* [Written request] Reproduce the listing that follows with no differences at all.

* [Supplied material]
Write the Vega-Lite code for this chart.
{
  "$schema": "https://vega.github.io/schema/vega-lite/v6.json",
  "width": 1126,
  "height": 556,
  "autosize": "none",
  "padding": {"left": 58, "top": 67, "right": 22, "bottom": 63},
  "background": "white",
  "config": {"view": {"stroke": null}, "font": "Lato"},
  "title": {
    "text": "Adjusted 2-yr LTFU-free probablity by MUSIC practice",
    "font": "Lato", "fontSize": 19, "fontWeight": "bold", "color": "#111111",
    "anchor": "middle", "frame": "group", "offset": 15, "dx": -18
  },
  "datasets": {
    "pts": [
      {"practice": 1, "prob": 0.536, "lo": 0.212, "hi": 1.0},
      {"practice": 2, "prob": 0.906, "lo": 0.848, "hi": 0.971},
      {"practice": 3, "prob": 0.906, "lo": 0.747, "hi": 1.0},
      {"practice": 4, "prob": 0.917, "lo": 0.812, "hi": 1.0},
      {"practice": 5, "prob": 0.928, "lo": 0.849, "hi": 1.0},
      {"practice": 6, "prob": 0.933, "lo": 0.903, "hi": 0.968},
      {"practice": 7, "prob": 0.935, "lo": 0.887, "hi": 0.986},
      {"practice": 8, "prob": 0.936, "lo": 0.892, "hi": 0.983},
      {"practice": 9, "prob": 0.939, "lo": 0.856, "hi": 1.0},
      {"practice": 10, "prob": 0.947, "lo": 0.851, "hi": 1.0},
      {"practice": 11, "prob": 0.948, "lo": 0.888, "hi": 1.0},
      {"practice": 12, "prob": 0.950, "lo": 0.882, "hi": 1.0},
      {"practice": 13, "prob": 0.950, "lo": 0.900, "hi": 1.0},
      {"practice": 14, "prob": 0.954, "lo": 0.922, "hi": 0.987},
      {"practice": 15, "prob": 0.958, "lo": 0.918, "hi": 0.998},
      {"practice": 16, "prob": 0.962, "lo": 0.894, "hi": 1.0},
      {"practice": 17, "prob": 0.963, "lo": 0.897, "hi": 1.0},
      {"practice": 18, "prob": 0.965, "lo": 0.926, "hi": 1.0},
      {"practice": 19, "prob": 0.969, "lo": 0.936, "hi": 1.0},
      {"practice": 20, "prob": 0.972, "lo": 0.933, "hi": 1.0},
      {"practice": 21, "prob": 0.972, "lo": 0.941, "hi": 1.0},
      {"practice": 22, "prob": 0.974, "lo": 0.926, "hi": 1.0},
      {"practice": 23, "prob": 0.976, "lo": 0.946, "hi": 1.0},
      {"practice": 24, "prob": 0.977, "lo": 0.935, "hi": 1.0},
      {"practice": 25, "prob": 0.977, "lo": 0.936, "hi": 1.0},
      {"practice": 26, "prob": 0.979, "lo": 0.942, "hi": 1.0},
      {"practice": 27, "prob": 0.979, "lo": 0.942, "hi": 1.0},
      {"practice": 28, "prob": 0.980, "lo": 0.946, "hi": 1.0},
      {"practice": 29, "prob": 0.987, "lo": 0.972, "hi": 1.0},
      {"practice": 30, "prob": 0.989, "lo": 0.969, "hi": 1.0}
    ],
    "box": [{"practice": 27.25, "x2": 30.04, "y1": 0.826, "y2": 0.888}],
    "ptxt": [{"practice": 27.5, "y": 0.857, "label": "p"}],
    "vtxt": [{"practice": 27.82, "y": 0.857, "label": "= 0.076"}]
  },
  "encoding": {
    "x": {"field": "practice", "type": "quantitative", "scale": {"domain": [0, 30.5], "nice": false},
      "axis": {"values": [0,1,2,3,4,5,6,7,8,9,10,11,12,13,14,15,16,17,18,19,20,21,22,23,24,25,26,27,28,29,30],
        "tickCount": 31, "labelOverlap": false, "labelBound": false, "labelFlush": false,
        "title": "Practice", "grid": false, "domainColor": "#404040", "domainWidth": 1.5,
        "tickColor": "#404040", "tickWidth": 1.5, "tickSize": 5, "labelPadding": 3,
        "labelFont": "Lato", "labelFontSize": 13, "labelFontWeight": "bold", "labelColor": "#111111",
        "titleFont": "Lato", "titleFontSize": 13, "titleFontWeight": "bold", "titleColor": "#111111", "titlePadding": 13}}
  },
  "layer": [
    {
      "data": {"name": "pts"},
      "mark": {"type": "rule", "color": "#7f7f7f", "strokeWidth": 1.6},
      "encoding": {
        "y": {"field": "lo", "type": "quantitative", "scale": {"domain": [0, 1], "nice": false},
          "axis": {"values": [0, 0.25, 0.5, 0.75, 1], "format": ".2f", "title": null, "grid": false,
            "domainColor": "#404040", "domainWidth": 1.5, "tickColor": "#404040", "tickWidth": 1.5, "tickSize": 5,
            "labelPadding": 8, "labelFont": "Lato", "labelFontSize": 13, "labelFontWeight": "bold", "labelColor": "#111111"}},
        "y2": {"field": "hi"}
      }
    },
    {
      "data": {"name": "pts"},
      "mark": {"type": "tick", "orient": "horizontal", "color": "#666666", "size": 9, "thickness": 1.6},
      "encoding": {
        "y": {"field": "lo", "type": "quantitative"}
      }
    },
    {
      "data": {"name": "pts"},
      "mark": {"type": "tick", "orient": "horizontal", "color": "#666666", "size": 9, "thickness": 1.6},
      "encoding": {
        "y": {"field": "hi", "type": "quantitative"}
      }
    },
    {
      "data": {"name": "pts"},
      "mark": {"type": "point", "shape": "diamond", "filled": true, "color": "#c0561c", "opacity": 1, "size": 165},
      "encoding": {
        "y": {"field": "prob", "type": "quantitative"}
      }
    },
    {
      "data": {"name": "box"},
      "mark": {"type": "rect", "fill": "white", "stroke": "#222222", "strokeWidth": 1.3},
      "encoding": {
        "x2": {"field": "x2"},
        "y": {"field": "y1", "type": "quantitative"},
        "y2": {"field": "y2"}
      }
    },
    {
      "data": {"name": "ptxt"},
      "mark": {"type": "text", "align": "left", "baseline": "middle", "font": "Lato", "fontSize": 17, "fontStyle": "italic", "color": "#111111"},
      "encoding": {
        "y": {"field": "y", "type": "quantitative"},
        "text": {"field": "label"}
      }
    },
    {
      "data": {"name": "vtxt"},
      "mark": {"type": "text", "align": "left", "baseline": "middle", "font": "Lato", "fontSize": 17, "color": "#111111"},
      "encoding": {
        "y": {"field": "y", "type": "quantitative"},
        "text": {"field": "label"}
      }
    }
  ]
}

* [Problem solution]
Write the Vega-Lite code for this chart.
{
  "$schema": "https://vega.github.io/schema/vega-lite/v6.json",
  "width": 1126,
  "height": 556,
  "autosize": "none",
  "padding": {"left": 58, "top": 67, "right": 22, "bottom": 63},
  "background": "white",
  "config": {"view": {"stroke": null}, "font": "Lato"},
  "title": {
    "text": "Adjusted 2-yr LTFU-free probablity by MUSIC practice",
    "font": "Lato", "fontSize": 19, "fontWeight": "bold", "color": "#111111",
    "anchor": "middle", "frame": "group", "offset": 15, "dx": -18
  },
  "datasets": {
    "pts": [
      {"practice": 1, "prob": 0.536, "lo": 0.212, "hi": 1.0},
      {"practice": 2, "prob": 0.906, "lo": 0.848, "hi": 0.971},
      {"practice": 3, "prob": 0.906, "lo": 0.747, "hi": 1.0},
      {"practice": 4, "prob": 0.917, "lo": 0.812, "hi": 1.0},
      {"practice": 5, "prob": 0.928, "lo": 0.849, "hi": 1.0},
      {"practice": 6, "prob": 0.933, "lo": 0.903, "hi": 0.968},
      {"practice": 7, "prob": 0.935, "lo": 0.887, "hi": 0.986},
      {"practice": 8, "prob": 0.936, "lo": 0.892, "hi": 0.983},
      {"practice": 9, "prob": 0.939, "lo": 0.856, "hi": 1.0},
      {"practice": 10, "prob": 0.947, "lo": 0.851, "hi": 1.0},
      {"practice": 11, "prob": 0.948, "lo": 0.888, "hi": 1.0},
      {"practice": 12, "prob": 0.950, "lo": 0.882, "hi": 1.0},
      {"practice": 13, "prob": 0.950, "lo": 0.900, "hi": 1.0},
      {"practice": 14, "prob": 0.954, "lo": 0.922, "hi": 0.987},
      {"practice": 15, "prob": 0.958, "lo": 0.918, "hi": 0.998},
      {"practice": 16, "prob": 0.962, "lo": 0.894, "hi": 1.0},
      {"practice": 17, "prob": 0.963, "lo": 0.897, "hi": 1.0},
      {"practice": 18, "prob": 0.965, "lo": 0.926, "hi": 1.0},
      {"practice": 19, "prob": 0.969, "lo": 0.936, "hi": 1.0},
      {"practice": 20, "prob": 0.972, "lo": 0.933, "hi": 1.0},
      {"practice": 21, "prob": 0.972, "lo": 0.941, "hi": 1.0},
      {"practice": 22, "prob": 0.974, "lo": 0.926, "hi": 1.0},
      {"practice": 23, "prob": 0.976, "lo": 0.946, "hi": 1.0},
      {"practice": 24, "prob": 0.977, "lo": 0.935, "hi": 1.0},
      {"practice": 25, "prob": 0.977, "lo": 0.936, "hi": 1.0},
      {"practice": 26, "prob": 0.979, "lo": 0.942, "hi": 1.0},
      {"practice": 27, "prob": 0.979, "lo": 0.942, "hi": 1.0},
      {"practice": 28, "prob": 0.980, "lo": 0.946, "hi": 1.0},
      {"practice": 29, "prob": 0.987, "lo": 0.972, "hi": 1.0},
      {"practice": 30, "prob": 0.989, "lo": 0.969, "hi": 1.0}
    ],
    "box": [{"practice": 27.25, "x2": 30.04, "y1": 0.826, "y2": 0.888}],
    "ptxt": [{"practice": 27.5, "y": 0.857, "label": "p"}],
    "vtxt": [{"practice": 27.82, "y": 0.857, "label": "= 0.076"}]
  },
  "encoding": {
    "x": {"field": "practice", "type": "quantitative", "scale": {"domain": [0, 30.5], "nice": false},
      "axis": {"values": [0,1,2,3,4,5,6,7,8,9,10,11,12,13,14,15,16,17,18,19,20,21,22,23,24,25,26,27,28,29,30],
        "tickCount": 31, "labelOverlap": false, "labelBound": false, "labelFlush": false,
        "title": "Practice", "grid": false, "domainColor": "#404040", "domainWidth": 1.5,
        "tickColor": "#404040", "tickWidth": 1.5, "tickSize": 5, "labelPadding": 3,
        "labelFont": "Lato", "labelFontSize": 13, "labelFontWeight": "bold", "labelColor": "#111111",
        "titleFont": "Lato", "titleFontSize": 13, "titleFontWeight": "bold", "titleColor": "#111111", "titlePadding": 13}}
  },
  "layer": [
    {
      "data": {"name": "pts"},
      "mark": {"type": "rule", "color": "#7f7f7f", "strokeWidth": 1.6},
      "encoding": {
        "y": {"field": "lo", "type": "quantitative", "scale": {"domain": [0, 1], "nice": false},
          "axis": {"values": [0, 0.25, 0.5, 0.75, 1], "format": ".2f", "title": null, "grid": false,
            "domainColor": "#404040", "domainWidth": 1.5, "tickColor": "#404040", "tickWidth": 1.5, "tickSize": 5,
            "labelPadding": 8, "labelFont": "Lato", "labelFontSize": 13, "labelFontWeight": "bold", "labelColor": "#111111"}},
        "y2": {"field": "hi"}
      }
    },
    {
      "data": {"name": "pts"},
      "mark": {"type": "tick", "orient": "horizontal", "color": "#666666", "size": 9, "thickness": 1.6},
      "encoding": {
        "y": {"field": "lo", "type": "quantitative"}
      }
    },
    {
      "data": {"name": "pts"},
      "mark": {"type": "tick", "orient": "horizontal", "color": "#666666", "size": 9, "thickness": 1.6},
      "encoding": {
        "y": {"field": "hi", "type": "quantitative"}
      }
    },
    {
      "data": {"name": "pts"},
      "mark": {"type": "point", "shape": "diamond", "filled": true, "color": "#c0561c", "opacity": 1, "size": 165},
      "encoding": {
        "y": {"field": "prob", "type": "quantitative"}
      }
    },
    {
      "data": {"name": "box"},
      "mark": {"type": "rect", "fill": "white", "stroke": "#222222", "strokeWidth": 1.3},
      "encoding": {
        "x2": {"field": "x2"},
        "y": {"field": "y1", "type": "quantitative"},
        "y2": {"field": "y2"}
      }
    },
    {
      "data": {"name": "ptxt"},
      "mark": {"type": "text", "align": "left", "baseline": "middle", "font": "Lato", "fontSize": 17, "fontStyle": "italic", "color": "#111111"},
      "encoding": {
        "y": {"field": "y", "type": "quantitative"},
        "text": {"field": "label"}
      }
    },
    {
      "data": {"name": "vtxt"},
      "mark": {"type": "text", "align": "left", "baseline": "middle", "font": "Lato", "fontSize": 17, "color": "#111111"},
      "encoding": {
        "y": {"field": "y", "type": "quantitative"},
        "text": {"field": "label"}
      }
    }
  ]
}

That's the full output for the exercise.